Missing persons’ advocate
It can only be described as the cruellest of ironies that a man who devoted many years of his life fighting for missing persons would himself become a victim of enforced disappearance.
In the early hours of Dec 17, advocate Inamur Rahim, a retired military lawyer, was abducted at gunpoint by unidentified individuals from his home, in the presence of members of his family. It was only on Thursday that the Rawalpindi bench of the Lahore High Court was finally informed by a representative of the Ministry of Defence that Mr Rahim was being held by its subordinate agency under the Pakistan Army Act for an alleged and unspecified violation of the Official Secrets Act.

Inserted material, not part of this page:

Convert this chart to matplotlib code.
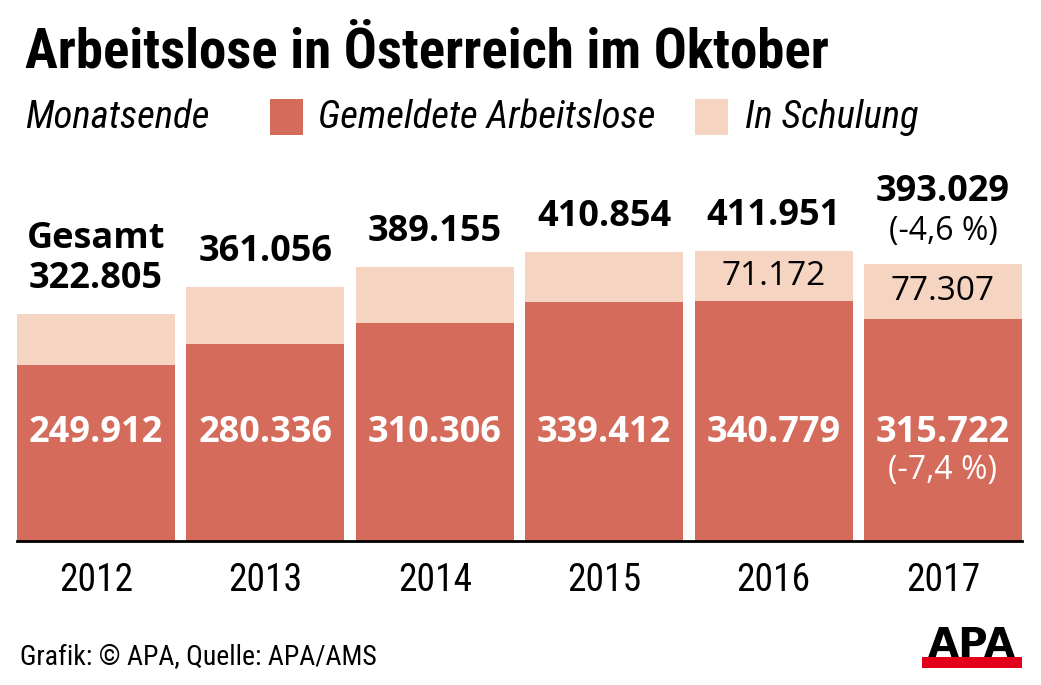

This, however, does not explain why he was kidnapped from his home in lieu of a formal indictment, or his continued detention without informing his distraught family of his whereabouts or granting him access to legal counsel.

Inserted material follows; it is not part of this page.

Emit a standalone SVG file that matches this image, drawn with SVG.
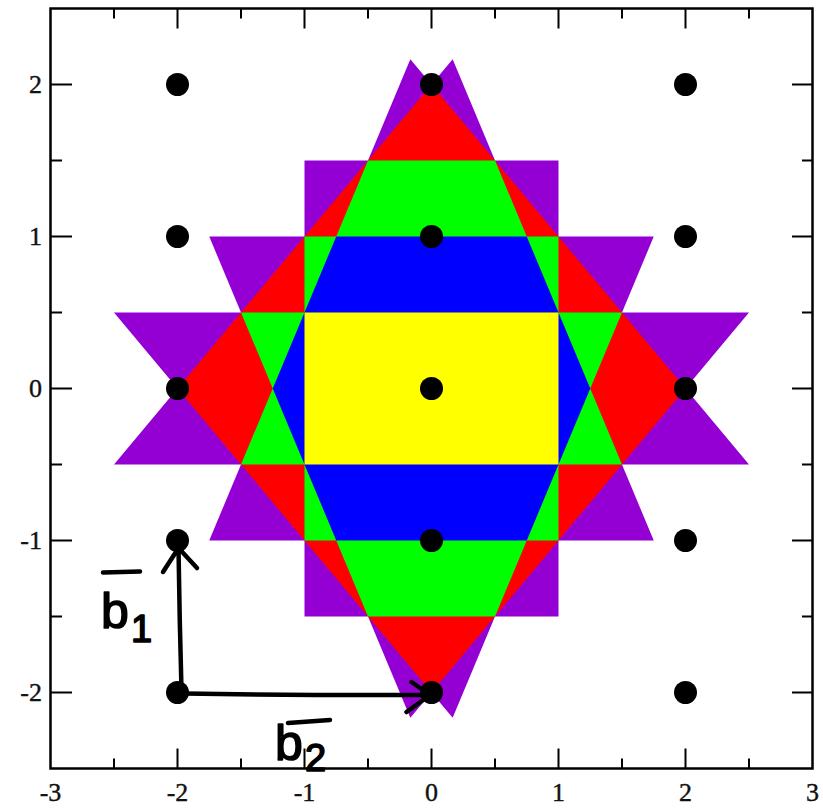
<svg xmlns="http://www.w3.org/2000/svg" width="823" height="808" viewBox="0 0 823 808">
<style>
.tk{stroke:#000;stroke-width:2;fill:none}
.lbl{font-family:"Liberation Serif","Times New Roman",serif;font-size:26px;fill:#111;stroke:#111;stroke-width:0.4}
.lb{text-anchor:end}
.bt{text-anchor:middle}
.dot{fill:#000}
.hand{stroke:#000;stroke-width:4.5;fill:none;stroke-linecap:round;stroke-linejoin:round}
.vl{font-family:"Liberation Sans",Arial,sans-serif;fill:#000;stroke:#000;stroke-width:1.6;stroke-linejoin:round}
</style>
<rect x="0" y="0" width="823" height="808" fill="#fff"/>
<g id="zones" transform="matrix(127 0 0 -152 431.5 388.5)">
  <polygon id="zone5" fill="#9400d3" points="0,2 0.1667,2.1667 0.5,1.5 1,1.5 1,1 1.75,1 1.5,0.5 2.5,0.5 2,0 2.5,-0.5 1.5,-0.5 1.75,-1 1,-1 1,-1.5 0.5,-1.5 0.1667,-2.1667 0,-2 -0.1667,-2.1667 -0.5,-1.5 -1,-1.5 -1,-1 -1.75,-1 -1.5,-0.5 -2.5,-0.5 -2,0 -2.5,0.5 -1.5,0.5 -1.75,1 -1,1 -1,1.5 -0.5,1.5 -0.1667,2.1667"/>
  <polygon id="zone4" fill="#ff0000" points="0,2 2,0 0,-2 -2,0"/>
  <polygon id="zone3" fill="#00ff00" points="0.5,1.5 0.75,1 1,1 1,0.5 1.5,0.5 1.25,0 1.5,-0.5 1,-0.5 1,-1 0.75,-1 0.5,-1.5 -0.5,-1.5 -0.75,-1 -1,-1 -1,-0.5 -1.5,-0.5 -1.25,0 -1.5,0.5 -1,0.5 -1,1 -0.75,1 -0.5,1.5"/>
  <polygon id="zone2" fill="#0000ff" points="0.75,1 1.25,0 0.75,-1 -0.75,-1 -1.25,0 -0.75,1"/>
  <rect id="zone1" fill="#ffff00" x="-1" y="-0.5" width="2" height="1"/>
</g>
<g id="axes">
  <rect x="50.5" y="8.5" width="762" height="760" fill="none" stroke="#000" stroke-width="2.5"/>
  <path class="tk" d="M177.5 768.5V748.5M304.5 768.5V748.5M431.5 768.5V748.5M558.5 768.5V748.5M685.5 768.5V748.5
  M114 768.5V758.5M241 768.5V758.5M368 768.5V758.5M495 768.5V758.5M622 768.5V758.5M749 768.5V758.5
  M177.5 8.5V28.5M304.5 8.5V28.5M431.5 8.5V28.5M558.5 8.5V28.5M685.5 8.5V28.5
  M114 8.5V18.5M241 8.5V18.5M368 8.5V18.5M495 8.5V18.5M622 8.5V18.5M749 8.5V18.5
  M50.5 84.5H72M50.5 236.5H72M50.5 388.5H72M50.5 540.5H72M50.5 692.5H72
  M50.5 160.5H62M50.5 312.5H62M50.5 464.5H62M50.5 616.5H62
  M812.5 84.5H792M812.5 236.5H792M812.5 388.5H792M812.5 540.5H792M812.5 692.5H792
  M812.5 160.5H802M812.5 312.5H802M812.5 464.5H802M812.5 616.5H802"/>
  <g class="lbl lb">
    <text x="42" y="93">2</text>
    <text x="42" y="245">1</text>
    <text x="42" y="397">0</text>
    <text x="42" y="549">-1</text>
    <text x="42" y="701">-2</text>
  </g>
  <g class="lbl bt">
    <text x="50.5" y="801">-3</text>
    <text x="177.5" y="801">-2</text>
    <text x="304.5" y="801">-1</text>
    <text x="431.5" y="801">0</text>
    <text x="558.5" y="801">1</text>
    <text x="685.5" y="801">2</text>
    <text x="812.5" y="801">3</text>
  </g>
</g>
<g id="lattice">
  <circle id="p-2_2" class="dot" cx="177.5" cy="84.5" r="11.5"/>
  <circle id="p0_2" class="dot" cx="431.5" cy="84.5" r="11.5"/>
  <circle id="p2_2" class="dot" cx="685.5" cy="84.5" r="11.5"/>
  <circle id="p-2_1" class="dot" cx="177.5" cy="236.5" r="11.5"/>
  <circle id="p0_1" class="dot" cx="431.5" cy="236.5" r="11.5"/>
  <circle id="p2_1" class="dot" cx="685.5" cy="236.5" r="11.5"/>
  <circle id="p-2_0" class="dot" cx="177.5" cy="388.5" r="11.5"/>
  <circle id="p0_0" class="dot" cx="431.5" cy="388.5" r="11.5"/>
  <circle id="p2_0" class="dot" cx="685.5" cy="388.5" r="11.5"/>
  <circle id="p-2_-1" class="dot" cx="177.5" cy="540.5" r="11.5"/>
  <circle id="p0_-1" class="dot" cx="431.5" cy="540.5" r="11.5"/>
  <circle id="p2_-1" class="dot" cx="685.5" cy="540.5" r="11.5"/>
  <circle id="p-2_-2" class="dot" cx="177.5" cy="692.5" r="11.5"/>
  <circle id="p0_-2" class="dot" cx="431.5" cy="692.5" r="11.5"/>
  <circle id="p2_-2" class="dot" cx="685.5" cy="692.5" r="11.5"/>
</g>
<g id="connectors">
  <path id="b1-arrow" class="hand" d="M181.5 690 Q179.5 620 178.5 548 M163 572 L178.5 548 L197 568"/>
  <path id="b2-arrow" class="hand" d="M184 693.5 Q300 695.5 430 695 M411.5 682 L430 695 L406.5 712"/>
</g>
<g id="label-b1">
  <line class="hand" x1="103" y1="572.5" x2="140" y2="571.5"/>
  <text class="vl" x="101" y="628" font-size="50">b</text>
  <text class="vl" x="131" y="642" font-size="38">1</text>
</g>
<g id="label-b2">
  <line class="hand" x1="288" y1="723" x2="330" y2="720"/>
  <text class="vl" x="275" y="760" font-size="50">b</text>
  <text class="vl" x="305" y="771" font-size="38">2</text>
</g>
</svg>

Besides now granting such access to family and lawyers, the ministry must demonstrate that Mr Rahim’s due process rights have not been and are not being violated, and that he can be guaranteed a fair trial under such circumstances. Serious as the substantive charges against him may be, they do not give the state carte blanche to throw procedural law out of the window. Moreover, given the nature of Mr Rahim’s work and the fact that he has previously faced threats in the course of such work, the ministry must at the very least satisfy the court that there are legitimate grounds on which to charge him and that his detention does not constitute a form of harassment.
In this entire murky episode, one thing is certain: the public’s growing disquiet over a general escalation of abuse of powers by state institutions increasingly embodying the bewildering, convoluted logic of a Kafkaesque nightmare. The defence ministry must clarify how Mr Rahim’s detention is not a reflection of this phenomenon in order to assuage such concerns.